··· The input ···

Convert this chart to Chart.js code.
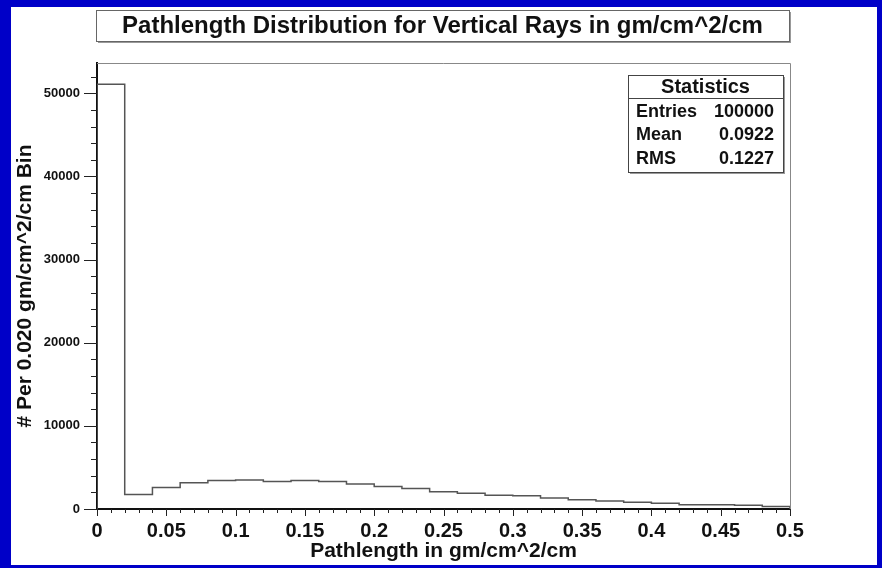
<!DOCTYPE html>
<html>
<head>
<meta charset="utf-8">
<script src="https://cdn.jsdelivr.net/npm/chart.js@4.4.1/dist/chart.umd.min.js"></script>
<style>
  html, body { margin: 0; padding: 0; background: #0000c8; width: 882px; height: 568px; overflow: hidden; }
  #panel { position: absolute; left: 11px; top: 7px; width: 866px; height: 558px; background: #fff; }
</style>
</head>
<body>
<div id="panel"><canvas id="histChart" width="866" height="558"></canvas></div>
<script>
// histogram bins (gm/cm^2/cm), 0.020 wide
const binEdges = [0, 0.02, 0.04, 0.06, 0.08, 0.10, 0.12, 0.14, 0.16, 0.18, 0.20, 0.22, 0.24,
                  0.26, 0.28, 0.30, 0.32, 0.34, 0.36, 0.38, 0.40, 0.42, 0.44, 0.46, 0.48, 0.50];
const counts = [51100, 1750, 2600, 3160, 3440, 3490, 3320, 3440, 3320, 3000, 2720, 2480, 2080,
                1880, 1660, 1600, 1320, 1120, 960, 820, 680, 520, 520, 440, 300];
const xTicks = [0, 0.05, 0.1, 0.15, 0.2, 0.25, 0.3, 0.35, 0.4, 0.45, 0.5];
const yTicks = [0, 10000, 20000, 30000, 40000, 50000];
const statLabels = ['Entries', 'Mean', 'RMS'];
const statValues = ['100000', '0.0922', '0.1227'];

const FONT = "'Liberation Sans', Arial, sans-serif";

// step points for the histogram outline
const points = [{ x: binEdges[0], y: 0 }];
counts.forEach((c, i) => points.push({ x: binEdges[i], y: c }));
points.push({ x: binEdges[binEdges.length - 1], y: counts[counts.length - 1] });
points.push({ x: binEdges[binEdges.length - 1], y: 0 });

// frame, tick marks, title box and stats box
const decor = {
    id: 'decor',
    afterDraw(chart) {
        const ctx = chart.ctx;
        const a = chart.chartArea;
        const xs = chart.scales.x, ys = chart.scales.y;
        ctx.save();

        // top / right frame lines
        ctx.strokeStyle = '#888';
        ctx.lineWidth = 1;
        ctx.beginPath();
        ctx.moveTo(a.left, a.top + 0.5);
        ctx.lineTo(a.right + 0.5, a.top + 0.5);
        ctx.lineTo(a.right + 0.5, a.bottom);
        ctx.stroke();

        // x ticks: minor every 0.01, major every 0.05
        ctx.strokeStyle = '#222';
        ctx.lineWidth = 1;
        for (let i = 0; i <= 50; i++) {
            const px = Math.round(xs.getPixelForValue(i / 100)) + 0.5;
            const len = i % 5 === 0 ? 7 : 4;
            ctx.beginPath();
            ctx.moveTo(px, a.bottom);
            ctx.lineTo(px, a.bottom + len);
            ctx.stroke();
        }
        // y ticks: minor every 2000, major every 10000
        for (let v = 0; v <= ys.max; v += 2000) {
            const py = Math.round(ys.getPixelForValue(v)) + 0.5;
            const len = v % 10000 === 0 ? 13 : 6;
            ctx.beginPath();
            ctx.moveTo(a.left - len, py);
            ctx.lineTo(a.left, py);
            ctx.stroke();
        }

        // title box
        const tb = { x: 85, y: 3, w: 693, h: 31 };
        ctx.fillStyle = '#999';
        ctx.fillRect(tb.x + 2, tb.y + 2, tb.w, tb.h);
        ctx.fillStyle = '#fff';
        ctx.fillRect(tb.x, tb.y, tb.w, tb.h);
        ctx.strokeStyle = '#666';
        ctx.strokeRect(tb.x + 0.5, tb.y + 0.5, tb.w, tb.h);
        ctx.fillStyle = '#111';
        ctx.font = 'bold 24px ' + FONT;
        ctx.textAlign = 'center';
        ctx.textBaseline = 'middle';
        ctx.fillText('Pathlength Distribution for Vertical Rays in gm/cm^2/cm', tb.x + tb.w / 2, tb.y + tb.h / 2 + 1);

        // statistics box
        const sb = { x: 617, y: 68, w: 155, h: 97 };
        ctx.fillStyle = '#999';
        ctx.fillRect(sb.x + 2, sb.y + 2, sb.w, sb.h);
        ctx.fillStyle = '#fff';
        ctx.fillRect(sb.x, sb.y, sb.w, sb.h);
        ctx.strokeStyle = '#444';
        ctx.strokeRect(sb.x + 0.5, sb.y + 0.5, sb.w, sb.h);
        ctx.beginPath();
        ctx.moveTo(sb.x, sb.y + 23.5);
        ctx.lineTo(sb.x + sb.w, sb.y + 23.5);
        ctx.stroke();
        ctx.fillStyle = '#111';
        ctx.font = 'bold 20px ' + FONT;
        ctx.textAlign = 'center';
        ctx.fillText('Statistics', sb.x + sb.w / 2, sb.y + 12);
        ctx.font = 'bold 18px ' + FONT;
        statLabels.forEach((lab, i) => {
            const ty = sb.y + 37 + i * 23.5;
            ctx.textAlign = 'left';
            ctx.fillText(lab, sb.x + 8, ty);
            ctx.textAlign = 'right';
            ctx.fillText(statValues[i], sb.x + sb.w - 9, ty);
        });
        ctx.restore();
    }
};

const ctx = document.getElementById('histChart').getContext('2d');
const histChart = new Chart(ctx, {
    type: 'line',
    data: {
        datasets: [{
            data: points,
            stepped: 'before',
            borderColor: '#555',
            borderWidth: 1.5,
            pointRadius: 0,
            fill: false
        }]
    },
    options: {
        responsive: false,
        animation: false,
        devicePixelRatio: 1,
        layout: { padding: { left: 0, top: 56, right: 87, bottom: 0 } },
        plugins: {
            legend: { display: false },
            tooltip: { enabled: false }
        },
        scales: {
            x: {
                type: 'linear',
                min: 0,
                max: 0.5,
                grid: { display: false, drawTicks: false },
                border: { display: true, color: '#111', width: 2 },
                afterBuildTicks: (scale) => { scale.ticks = xTicks.map(v => ({ value: v })); },
                afterFit: (scale) => { scale.height = 56; },
                ticks: {
                    padding: 10,
                    color: '#111',
                    font: { family: FONT, size: 20, weight: 'bold' },
                    maxRotation: 0,
                    callback: (v) => String(+v.toFixed(2))
                },
                title: {
                    display: true,
                    text: 'Pathlength in gm/cm^2/cm',
                    color: '#111',
                    font: { family: FONT, size: 21, weight: 'bold' },
                    padding: { top: 0, bottom: 1 }
                }
            },
            y: {
                min: 0,
                max: 53650,
                grid: { display: false, drawTicks: false },
                border: { display: true, color: '#111', width: 2 },
                afterBuildTicks: (scale) => { scale.ticks = yTicks.map(v => ({ value: v })); },
                afterFit: (scale) => { scale.width = 86; },
                ticks: {
                    padding: 17,
                    color: '#111',
                    font: { family: FONT, size: 13, weight: 'bold' },
                    callback: (v) => String(v)
                },
                title: {
                    display: true,
                    text: '# Per 0.020 gm/cm^2/cm Bin',
                    color: '#111',
                    font: { family: FONT, size: 21, weight: 'bold' },
                    padding: { top: 2, bottom: 0 }
                }
            }
        }
    },
    plugins: [decor]
});
</script>
</body>
</html>
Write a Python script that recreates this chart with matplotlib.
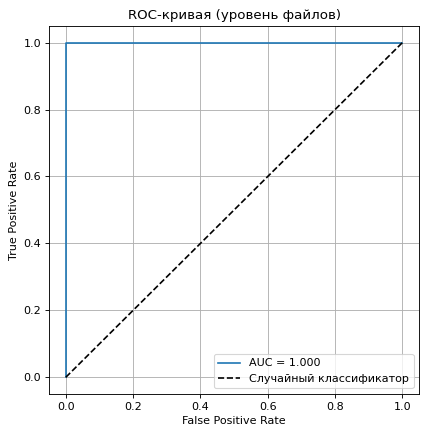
import matplotlib
matplotlib.use('Agg')
import matplotlib.pyplot as plt

# ROC points (file level)
fpr = [0.0, 0.0, 1.0]
tpr = [0.0, 1.0, 1.0]
auc_value = 1.000
diag_x = [0, 1]
diag_y = [0, 1]

fig = plt.figure(figsize=(5.325, 5.4), dpi=80)
plt.plot(fpr, tpr, label=f'AUC = {auc_value:.3f}')
plt.plot(diag_x, diag_y, 'k--', label='Случайный классификатор')
plt.xlabel('False Positive Rate')
plt.ylabel('True Positive Rate')
plt.title('ROC-кривая (уровень файлов)')
plt.legend(loc='lower right')
plt.grid(True)
plt.subplots_adjust(left=0.115, right=0.984, bottom=0.088, top=0.94)
plt.savefig('out.png', dpi=80)
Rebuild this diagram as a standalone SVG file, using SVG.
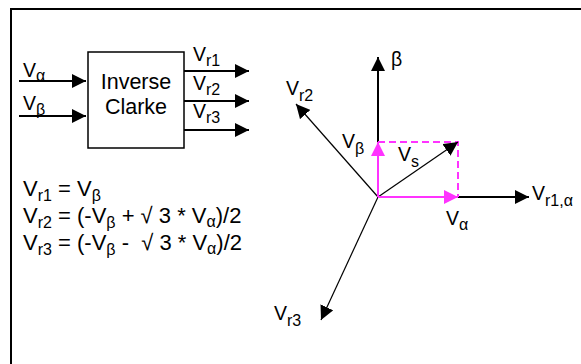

···

## What is expected
Reproduce each line of the entries in which the word "file" is found.

## Task result
# ROC points (file level)
Rebuild this diagram as a standalone SVG file, using SVG.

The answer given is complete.